Begin at the line containing "Rebuild this diagram" and stop at the line containing "of cpu1,yshift=-2pt] (mem1)"; copy those lines exactly, ends included, and nothing else.

- [Stored records]

— Begin —

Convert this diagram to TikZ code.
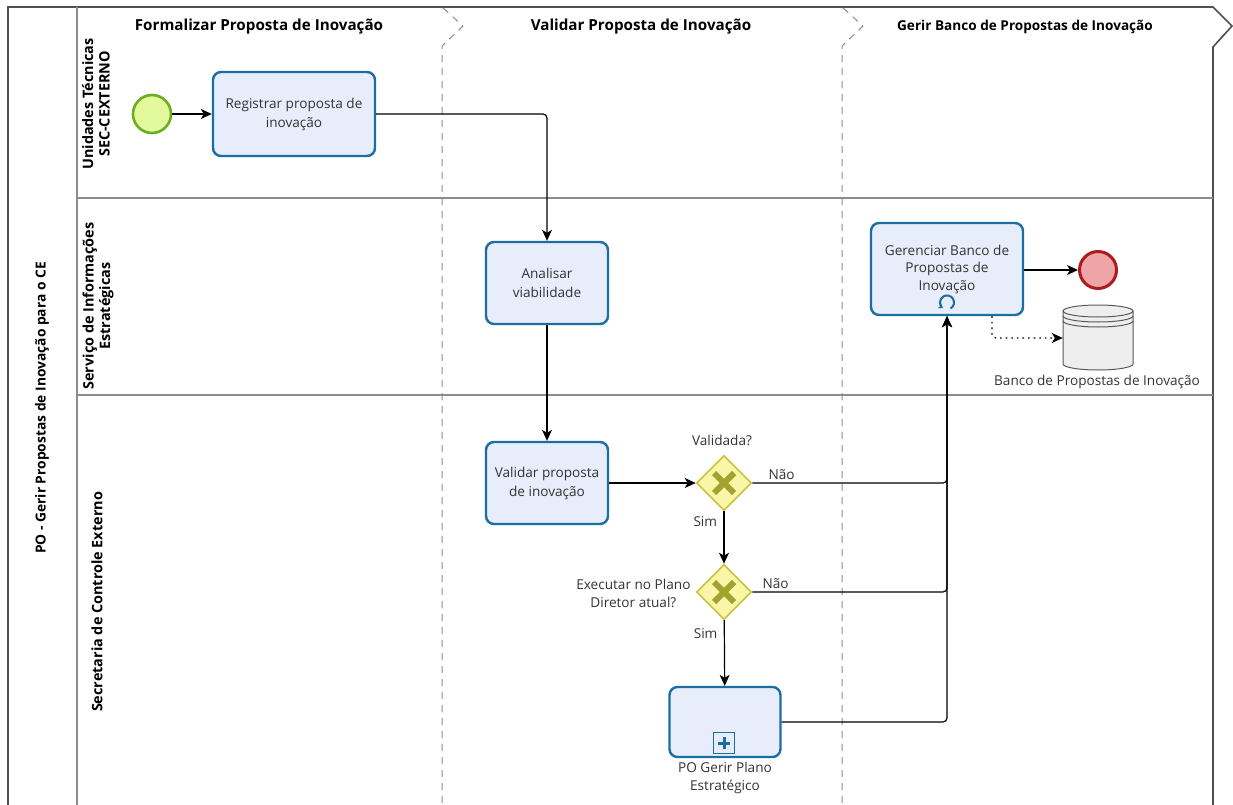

— End —
— Begin —

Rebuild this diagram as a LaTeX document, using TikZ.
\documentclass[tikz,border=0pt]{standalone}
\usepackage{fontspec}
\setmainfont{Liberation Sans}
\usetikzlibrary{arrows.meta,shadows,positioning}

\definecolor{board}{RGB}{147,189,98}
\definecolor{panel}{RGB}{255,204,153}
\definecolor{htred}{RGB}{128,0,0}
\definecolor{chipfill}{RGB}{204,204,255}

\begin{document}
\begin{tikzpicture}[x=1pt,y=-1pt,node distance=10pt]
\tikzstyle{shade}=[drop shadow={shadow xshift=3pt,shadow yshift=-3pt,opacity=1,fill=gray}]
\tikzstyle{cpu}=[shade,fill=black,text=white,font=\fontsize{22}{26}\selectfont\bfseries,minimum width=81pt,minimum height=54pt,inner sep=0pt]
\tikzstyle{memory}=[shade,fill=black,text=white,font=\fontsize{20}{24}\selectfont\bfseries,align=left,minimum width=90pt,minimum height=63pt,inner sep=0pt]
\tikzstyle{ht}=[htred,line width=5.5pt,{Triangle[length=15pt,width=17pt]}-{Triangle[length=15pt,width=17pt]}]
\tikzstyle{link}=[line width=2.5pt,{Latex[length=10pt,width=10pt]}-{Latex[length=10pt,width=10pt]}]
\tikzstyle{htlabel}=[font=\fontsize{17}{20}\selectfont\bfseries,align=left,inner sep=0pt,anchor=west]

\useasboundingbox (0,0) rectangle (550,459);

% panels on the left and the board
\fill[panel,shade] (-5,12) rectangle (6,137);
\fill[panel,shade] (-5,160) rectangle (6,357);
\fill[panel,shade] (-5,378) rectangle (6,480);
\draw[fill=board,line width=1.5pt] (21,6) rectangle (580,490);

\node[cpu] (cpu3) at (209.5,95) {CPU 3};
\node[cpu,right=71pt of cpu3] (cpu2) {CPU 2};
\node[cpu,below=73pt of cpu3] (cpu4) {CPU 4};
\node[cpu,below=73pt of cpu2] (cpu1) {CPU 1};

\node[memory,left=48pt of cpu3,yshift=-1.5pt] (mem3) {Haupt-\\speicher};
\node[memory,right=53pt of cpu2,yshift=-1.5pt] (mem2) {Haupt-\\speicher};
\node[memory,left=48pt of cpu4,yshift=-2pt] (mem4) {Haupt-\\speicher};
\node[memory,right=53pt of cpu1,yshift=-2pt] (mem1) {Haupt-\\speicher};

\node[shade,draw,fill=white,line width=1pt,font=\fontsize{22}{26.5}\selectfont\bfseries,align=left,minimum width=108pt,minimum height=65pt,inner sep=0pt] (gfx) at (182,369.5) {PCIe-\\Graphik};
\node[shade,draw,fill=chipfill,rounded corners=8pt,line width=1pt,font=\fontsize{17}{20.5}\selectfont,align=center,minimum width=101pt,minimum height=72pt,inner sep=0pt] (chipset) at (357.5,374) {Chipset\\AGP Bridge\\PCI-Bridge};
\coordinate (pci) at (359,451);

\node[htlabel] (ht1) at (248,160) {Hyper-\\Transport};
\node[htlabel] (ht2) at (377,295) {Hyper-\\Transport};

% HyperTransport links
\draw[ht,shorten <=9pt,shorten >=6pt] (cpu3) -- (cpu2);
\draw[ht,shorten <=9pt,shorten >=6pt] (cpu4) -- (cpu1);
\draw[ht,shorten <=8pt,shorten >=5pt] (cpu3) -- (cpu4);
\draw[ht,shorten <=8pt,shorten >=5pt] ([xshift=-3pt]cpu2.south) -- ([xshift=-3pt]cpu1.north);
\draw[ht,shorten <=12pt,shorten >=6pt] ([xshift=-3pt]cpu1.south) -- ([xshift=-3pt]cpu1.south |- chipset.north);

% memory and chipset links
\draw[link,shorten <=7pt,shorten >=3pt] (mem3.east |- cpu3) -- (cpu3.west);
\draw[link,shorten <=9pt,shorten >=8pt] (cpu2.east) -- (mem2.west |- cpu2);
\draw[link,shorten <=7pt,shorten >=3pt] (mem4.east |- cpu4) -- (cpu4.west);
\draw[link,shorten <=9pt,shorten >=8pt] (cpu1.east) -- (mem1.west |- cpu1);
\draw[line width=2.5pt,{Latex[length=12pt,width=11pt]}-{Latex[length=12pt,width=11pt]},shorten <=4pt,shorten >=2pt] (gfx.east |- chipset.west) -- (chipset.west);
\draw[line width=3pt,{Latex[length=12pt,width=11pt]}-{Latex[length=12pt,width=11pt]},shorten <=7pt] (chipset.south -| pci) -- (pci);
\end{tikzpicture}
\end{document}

— End —

- [Task output]
Rebuild this diagram as a LaTeX document, using TikZ.
\documentclass[tikz,border=0pt]{standalone}
\usepackage{fontspec}
\setmainfont{Liberation Sans}
\usetikzlibrary{arrows.meta,shadows,positioning}

\definecolor{board}{RGB}{147,189,98}
\definecolor{panel}{RGB}{255,204,153}
\definecolor{htred}{RGB}{128,0,0}
\definecolor{chipfill}{RGB}{204,204,255}

\begin{document}
\begin{tikzpicture}[x=1pt,y=-1pt,node distance=10pt]
\tikzstyle{shade}=[drop shadow={shadow xshift=3pt,shadow yshift=-3pt,opacity=1,fill=gray}]
\tikzstyle{cpu}=[shade,fill=black,text=white,font=\fontsize{22}{26}\selectfont\bfseries,minimum width=81pt,minimum height=54pt,inner sep=0pt]
\tikzstyle{memory}=[shade,fill=black,text=white,font=\fontsize{20}{24}\selectfont\bfseries,align=left,minimum width=90pt,minimum height=63pt,inner sep=0pt]
\tikzstyle{ht}=[htred,line width=5.5pt,{Triangle[length=15pt,width=17pt]}-{Triangle[length=15pt,width=17pt]}]
\tikzstyle{link}=[line width=2.5pt,{Latex[length=10pt,width=10pt]}-{Latex[length=10pt,width=10pt]}]
\tikzstyle{htlabel}=[font=\fontsize{17}{20}\selectfont\bfseries,align=left,inner sep=0pt,anchor=west]

\useasboundingbox (0,0) rectangle (550,459);

% panels on the left and the board
\fill[panel,shade] (-5,12) rectangle (6,137);
\fill[panel,shade] (-5,160) rectangle (6,357);
\fill[panel,shade] (-5,378) rectangle (6,480);
\draw[fill=board,line width=1.5pt] (21,6) rectangle (580,490);

\node[cpu] (cpu3) at (209.5,95) {CPU 3};
\node[cpu,right=71pt of cpu3] (cpu2) {CPU 2};
\node[cpu,below=73pt of cpu3] (cpu4) {CPU 4};
\node[cpu,below=73pt of cpu2] (cpu1) {CPU 1};

\node[memory,left=48pt of cpu3,yshift=-1.5pt] (mem3) {Haupt-\\speicher};
\node[memory,right=53pt of cpu2,yshift=-1.5pt] (mem2) {Haupt-\\speicher};
\node[memory,left=48pt of cpu4,yshift=-2pt] (mem4) {Haupt-\\speicher};
\node[memory,right=53pt of cpu1,yshift=-2pt] (mem1) {Haupt-\\speicher};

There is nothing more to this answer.